Hillary causou uma controvérsia internacional ao dizer
que, como mãe, compreendia
que os norte-coreanos se comportavam como crianças indisciplinadas cujas traquinagens
eram simplesmente uma forma
de atrair atenção. Agora, só
duas semanas mais tarde, essas
pestes infantis conquistaram
toda a atenção de seu marido.
Talvez tudo tenha sido um
inteligente complô norte-coreano de vingança, já que colocar papai sob a luz dos refletores representaria uma punição
para mamãe. No exato momento em que Hillary forçava seu
retorno a uma posição de destaque, superando os problemas
de seu cotovelo quebrado e
atraindo a atenção que vinha
sendo dedicada aos seus pomposos enviados, ela terminou
expulsa de cena por um enviado ainda mais poderoso: o homem com quem ela vive.
Foi um momento único nos
anais da diplomacia. Clinton
estava sendo elogiado como um
estadista deslumbrante que
talvez tenha posto fim ao clima
tempestuoso entre os EUA e a
Coreia do Norte, enquanto Hillary iniciava uma viagem de 11
dias à África cujo objetivo era
destacar os assuntos com os
quais ela mais se preocupa:
causas desenvolvimentistas e
questões femininas.
E a pessoa que responde pelos assuntos mundiais desapareceu das notícias o dia inteiro,
na terça-feira, enquanto aquela
que não tem mais cargo oficial
dominava as notícias. O avião
dele está decolando do aeroporto de Pyongyang e traz a
bordo as duas mulheres perdoadas? Nossa!
Clinton, além disso, pôde
desfrutar de um momento de
alegria maldosa por saber que
havia suplantado três homens
com os quais mantém relacionamentos complicados -Bill
Richardson, Jimmy Carter e Al
Gore- ao obter a vistosa missão de resgatar as donzelas em
perigo.
Richardson se viu reduzido
ao papel de comentarista da
CNN e elogiou Clinton por seu
comportamento no quesito
protocolo: "O fato de que ele tenha se encontrado com Kim
Jong-il é muito importante. O
líder só se encontra com figurões e chefes de Estado".
É divertido especular se Clinton e Kim discutiram a troca de
insultos com Hillary. (A Coreia
do Norte rebateu a críticas da
secretária de Estado definindo-a como "uma senhora esquisita" e afirmando que ela "às vezes parece uma aluna de escola
primária e às vezes uma aposentada fazendo compras".)

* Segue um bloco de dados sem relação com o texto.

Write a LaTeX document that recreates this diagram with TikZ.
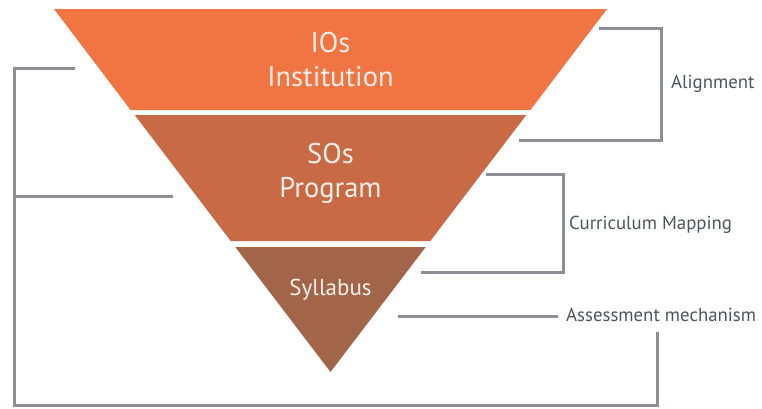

Pode-se imaginar o charmoso Clinton colocando as coisas
em perspectiva: "Não se incomode com isso, Kimmie. Ela é
uma mulher maravilhosa, mas
de vez em quando fala demais.
Você deveria ouvir do que ela
me chama quando se irrita. De
adolescente desordeiro".
Os conservadores ficaram furiosos, naturalmente, e alegaram que a viagem de Clinton
ofereceria cobertura propagandística para que os norte-coreanos continuassem com sua trapaça nuclear.
"A despeito de décadas de retórica dos dois partidos nos
EUA sobre não negociar com
terroristas para obter a libertação de reféns", escreveu John
Bolton no site do jornal "Washington Post", "ao que parece o
governo Obama não só escolheu negociar como enviar um
ex-presidente para tanto".
Mas os antigos valentões da
equipe de Bush não têm qualquer credibilidade diplomática.
Passaram oito anos arruinando
a situação, e o placar que deixaram foi de 6 a 0 para a Coreia do
Norte: nenhum encontro com
Kim e combustível nuclear suficiente para seis bombas.
Clinton trará informações
valiosas sobre a saúde física e
mental de Kim. Se tivéssemos o
mesmo tipo de informação sobre Saddam Hussein em 2003,
saberíamos que ele já estava em
sua espiral de queda, tentando
blefar contra seus vizinhos, e
que não havia necessidade de
choque e espanto.
Hillary e Obama parecem
maiores quando dividem o palanque com outros agentes talentosos. E Obama e Clinton
podem enfim ter começado a
relegar suas divergências ao
passado sem a necessidade de
posar para fotos em uma cúpula da cerveja.